In contrast, looking at undergraduate student completion using the dashboard, we see an absolute graduation rate of 61 percent -- double the IPEDS calculation. Clearly, the dashboard gives us a significantly different picture of student completion at that institution.

And there’s more. To complement our work with the dashboard, WSCUC staff members have begun work on triangulating dashboard data with data from the National Student Clearinghouse and IPEDS to look at student success from various angles. We recognize that all three of these tools have limitations and drawbacks as well as advantages: we’ve already noted the limitations of the IPEDS and National Student Clearinghouse data, as well as the benefit of the inclusion in the latter’s data of transfer students and students still enrolled after the six-year period. In addition, the data from both IPEDS and the clearinghouse can be disaggregated by student subpopulations of gender and ethnicity, as well as by institution type, which can be very beneficial in evaluating institutional effectiveness in supporting student success.

Pilot work has been done to plot an institution’s IPEDS and dashboard data in relation to the clearinghouse data, displayed as a box-and-whisker graph that provides the distribution of graduation rates regionally by quartile in order to give an indication of an institution’s success in graduating its students relative to peer institutions within the region. While care must be taken to understand and interpret the information provided through these data, we do believe that bringing them together in this way can be a powerful source of self-analysis, which can lead to institutional initiatives to improve student completion.

As noted, WSCUC has been working with the dashboard since 2013. While we are excited and encouraged regarding the benefits of the tool in providing a more complete and nuanced picture of student success, we also recognize that we have a great deal of work ahead of us to make the tool as useful as we believe it can be. After two pilot projects including a limited number of WSCUC-accredited institutions, the required collection of data by all WSCUC colleges and universities in 2015 revealed a number of challenges to institutions in submitting the correct data. The dashboard can be somewhat difficult to understand, especially for institutions with large shifts in enrollment patterns. And unlike National Student Clearinghouse data, dashboard data, at least at this point, cannot be disaggregated to reveal patterns of completion for various student subpopulations.
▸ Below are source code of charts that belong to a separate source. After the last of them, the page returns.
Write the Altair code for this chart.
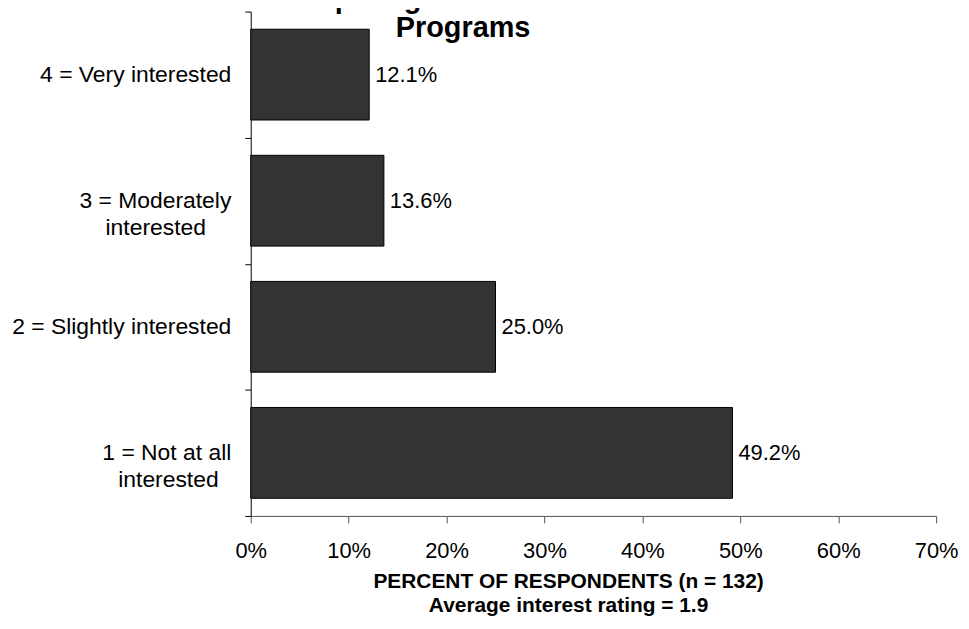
import altair as alt
import pandas as pd

NB = "\u00a0"
WJ = "\u2060"  # keeps the trailing no-break spaces from being trimmed
categories = [
    "4 = Very interested",
    "3 = Moderately\ninterested" + NB * 4 + WJ,
    "2 = Slightly interested",
    "1 = Not at all\ninterested" + NB * 2 + WJ,
]
percents = [12.1, 13.6, 25.0, 49.2]
x_ticks = [0, 10, 20, 30, 40, 50, 60, 70]
title_lines = ["Interest in Participating in North Cascades Institute's", "Programs"]
x_title = ["PERCENT OF RESPONDENTS (n = 132)", "Average interest rating = 1.9"]

df = pd.DataFrame({"category": categories, "pct": percents})

FONT = "Liberation Sans"

y_enc = alt.Y(
    "category:N",
    sort=categories,
    scale=alt.Scale(paddingInner=0, paddingOuter=0),
    axis=alt.Axis(
        title=None,
        tickBand="extent",
        tickSize=6,
        tickColor="#000000",
        domainColor="#000000",
        labelFontSize=23,
        labelColor="#000000",
        labelFont=FONT,
        labelLineHeight=27,
        labelLimit=400,
        labelExpr="split(datum.label, '\\n')",
        labelPadding=14,
        grid=False,
    ),
)

x_enc = alt.X(
    "pct:Q",
    scale=alt.Scale(domain=[0, 70], nice=False),
    axis=alt.Axis(
        title=x_title,
        values=x_ticks,
        labelExpr="datum.value + '%'",
        labelFlush=False,
        labelOverlap=False,
        tickSize=7,
        tickColor="#555555",
        domainColor="#555555",
        labelFontSize=22,
        labelColor="#000000",
        labelFont=FONT,
        labelPadding=18,
        titleFont=FONT,
        titleFontSize=21,
        titleFontWeight="bold",
        titleColor="#000000",
        titleLineHeight=24,
        titleAnchor="start",
        titleAlign="center",
        titleBaseline="top",
        titleX=319,
        titleY=55,
        grid=False,
    ),
)

bars = alt.Chart(df).mark_bar(
    color="#333333", stroke="#000000", strokeWidth=1, height={"band": 0.72}
).encode(x=x_enc, y=y_enc)

labels = alt.Chart(df).transform_calculate(
    lab="format(datum.pct, '.1f') + '%'"
).mark_text(
    align="left", baseline="middle", dx=6, fontSize=22, font=FONT, color="#000000"
).encode(
    x=alt.X("pct:Q"),
    y=alt.Y("category:N", sort=categories),
    text="lab:N",
)

chart = alt.layer(bars, labels).properties(
    width=689,
    height=507,
    autosize=alt.AutoSizeParams(type="none"),
    padding={"left": 244, "top": 2, "right": 25, "bottom": 100},
    background="#ffffff",
    title=alt.TitleParams(
        text=title_lines,
        font=FONT,
        fontSize=29,
        fontWeight="bold",
        color="#000000",
        anchor="middle",
        frame="group",
        offset=-43,
        dx=-131,
        lineHeight=30,
    ),
).configure_view(stroke=None)

chart.save("out.html", embed_options={"renderer": "svg", "actions": False})
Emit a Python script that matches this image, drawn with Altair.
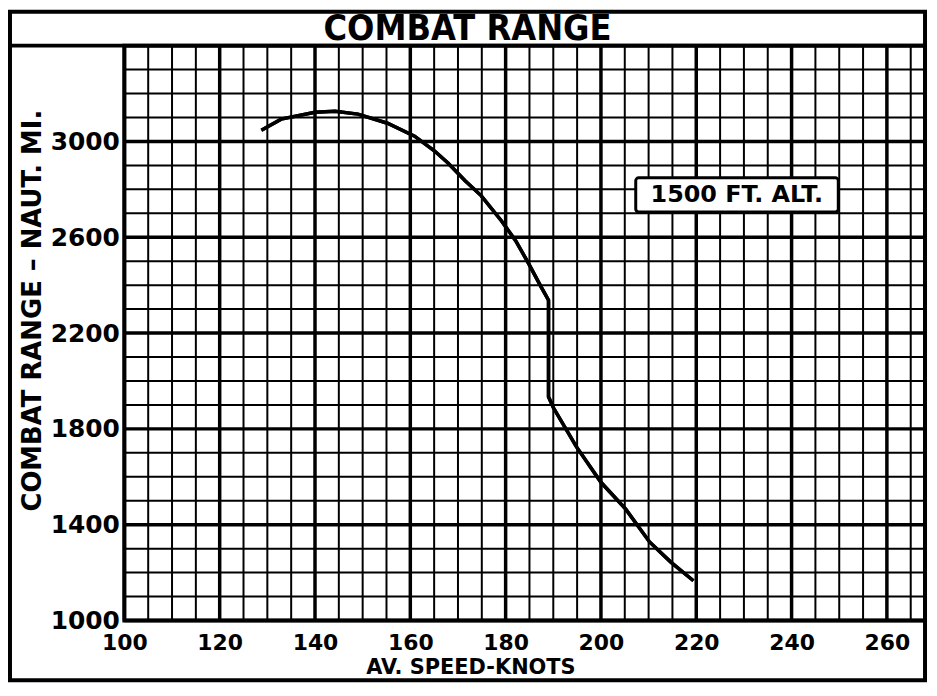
import altair as alt
import pandas as pd

# ---- data ----
speed = [128.75, 132.9, 140.0, 144.2, 149.0, 155.2, 160.9, 165.1, 167.9, 171.5,
         174.9, 179.1, 182.1, 184.8, 187.5, 189.0, 189.0, 190.0, 194.8, 200.0,
         205.2, 210.2, 214.6, 219.4]
combat_range = [3047, 3093, 3122, 3126, 3114, 3076, 3022, 2960, 2910, 2836,
                2773, 2669, 2586, 2491, 2391, 2337, 1934, 1889, 1727, 1577,
                1465, 1328, 1245, 1166]

x_ticks = [100, 120, 140, 160, 180, 200, 220, 240, 260]
y_ticks = [1000, 1400, 1800, 2200, 2600, 3000]

title_text = "COMBAT RANGE"
x_title = "AV. SPEED-KNOTS"
y_title = "COMBAT RANGE – NAUT. MI."
note_text = "1500 FT. ALT."

# annotation anchor (data coordinates)
note_x, note_y = 228.5, 2776
note_x0, note_x1 = 207.3, 249.8
note_y0, note_y1 = 2705, 2848

X_DOM = [100, 268]
Y_DOM = [1000, 3400]
W, H = 805, 578
FONT = "DejaVu Sans"

xs = alt.Scale(domain=X_DOM, nice=False, zero=False)
ys = alt.Scale(domain=Y_DOM, nice=False, zero=False)

curve = pd.DataFrame({"speed": speed, "range": combat_range, "i": range(len(speed))})

gx = list(range(100, 269, 5))
gy = list(range(1000, 3401, 100))
gx_thin = pd.DataFrame({"speed": [v for v in gx if v % 20 != 0]})
gx_thick = pd.DataFrame({"speed": [v for v in gx if v % 20 == 0]})
gy_thin = pd.DataFrame({"range": [v for v in gy if (v - 1000) % 400 != 0]})
gy_thick = pd.DataFrame({"range": [v for v in gy if (v - 1000) % 400 == 0]})

def vrules(df, w):
    return alt.Chart(df).mark_rule(color="black", strokeWidth=w).encode(
        x=alt.X("speed:Q", scale=xs))

def hrules(df, w):
    return alt.Chart(df).mark_rule(color="black", strokeWidth=w).encode(
        y=alt.Y("range:Q", scale=ys))

grid = vrules(gx_thin, 2) + vrules(gx_thick, 3.5) + hrules(gy_thin, 2) + hrules(gy_thick, 3.5)

line = alt.Chart(curve).mark_line(color="black", strokeWidth=3.5).encode(
    x=alt.X("speed:Q", scale=xs,
            axis=alt.Axis(values=x_ticks, title=x_title, grid=False, ticks=False, domain=False,
                          format="d",
                          labelFont=FONT, labelFontWeight="bold", labelFontSize=22,
                          labelColor="black", labelPadding=12, labelFlush=False,
                          titleFont=FONT, titleFontWeight="bold", titleFontSize=21,
                          titleColor="black", titleX=348, titleY=47,
                          titleAlign="center", titleBaseline="middle", titleAnchor="start",
                          zindex=2)),
    y=alt.Y("range:Q", scale=ys,
            axis=alt.Axis(values=y_ticks, title=y_title, grid=False, ticks=False, domain=False,
                          format="d",
                          labelFont=FONT, labelFontWeight="bold", labelFontSize=25,
                          labelColor="black", labelPadding=5, labelFlush=False,
                          titleFont=FONT, titleFontWeight="bold", titleFontSize=26,
                          titleColor="black", titleAngle=270, titleX=-92, titleY=266,
                          titleAlign="center", titleBaseline="middle", titleAnchor="start",
                          zindex=2)),
    order="i:Q",
)

note_df = pd.DataFrame({"speed": [note_x], "range": [note_y], "x1": [note_x1], "x0": [note_x0],
                        "y0": [note_y0], "y1": [note_y1], "t": [note_text]})
note_box = alt.Chart(note_df).mark_rect(fill="white", stroke="black", strokeWidth=3,
                                        cornerRadius=3).encode(
    x=alt.X("x0:Q", scale=xs), x2="x1:Q",
    y=alt.Y("y0:Q", scale=ys), y2="y1:Q")
note_txt = alt.Chart(note_df).mark_text(font=FONT, fontWeight="bold", fontSize=24,
                                        color="black").encode(
    x=alt.X("speed:Q", scale=xs), y=alt.Y("range:Q", scale=ys), text="t:N")

# outer frame and title box (decoration in pixel space)
frame = alt.Chart(pd.DataFrame({"a": [0]})).mark_rect(fillOpacity=0, stroke="black",
                                                      strokeWidth=4).encode(
    x=alt.value(-115), x2=alt.value(W), y=alt.value(-34), y2=alt.value(638))
top_line = alt.Chart(pd.DataFrame({"a": [0]})).mark_rule(color="black", strokeWidth=4).encode(
    x=alt.value(-115), x2=alt.value(W), y=alt.value(0))
title = alt.Chart(pd.DataFrame({"t": [title_text]})).mark_text(
    font="Liberation Sans Narrow, DejaVu Sans Condensed, sans-serif", fontWeight="bold",
    fontSize=36, color="black", baseline="middle", align="center").encode(
    x=alt.value(345), y=alt.value(-17), text="t:N")

chart = alt.layer(line, grid, line, note_box, note_txt, frame, top_line, title).properties(
    width=W, height=H,
    padding={"left": 117, "top": 36, "right": 4, "bottom": 62},
    autosize=alt.AutoSizeParams(type="none"),
    background="white",
).configure_view(stroke="black", strokeWidth=4)

chart.save("out.html", embed_options={"renderer": "svg", "actions": False})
Such issues notwithstanding, we are encouraged by the value of the dashboard that we have seen to date and are committed to continuing to refine this tool. WSCUC staff members have given presentations both regionally and nationally on the dashboard, including one to IPEDS trainers to show them the possibilities of this tool to extend the data available nationally regarding student completion.

We are hopeful that other accreditors and possibly the NCES will find the dashboard a useful tool and, if so, adopt it as an additional completion measure for institutions across the country. In any case, we will continue to do this work regionally so as to not just complain about the available data but to also contribute to their improvement and usefulness.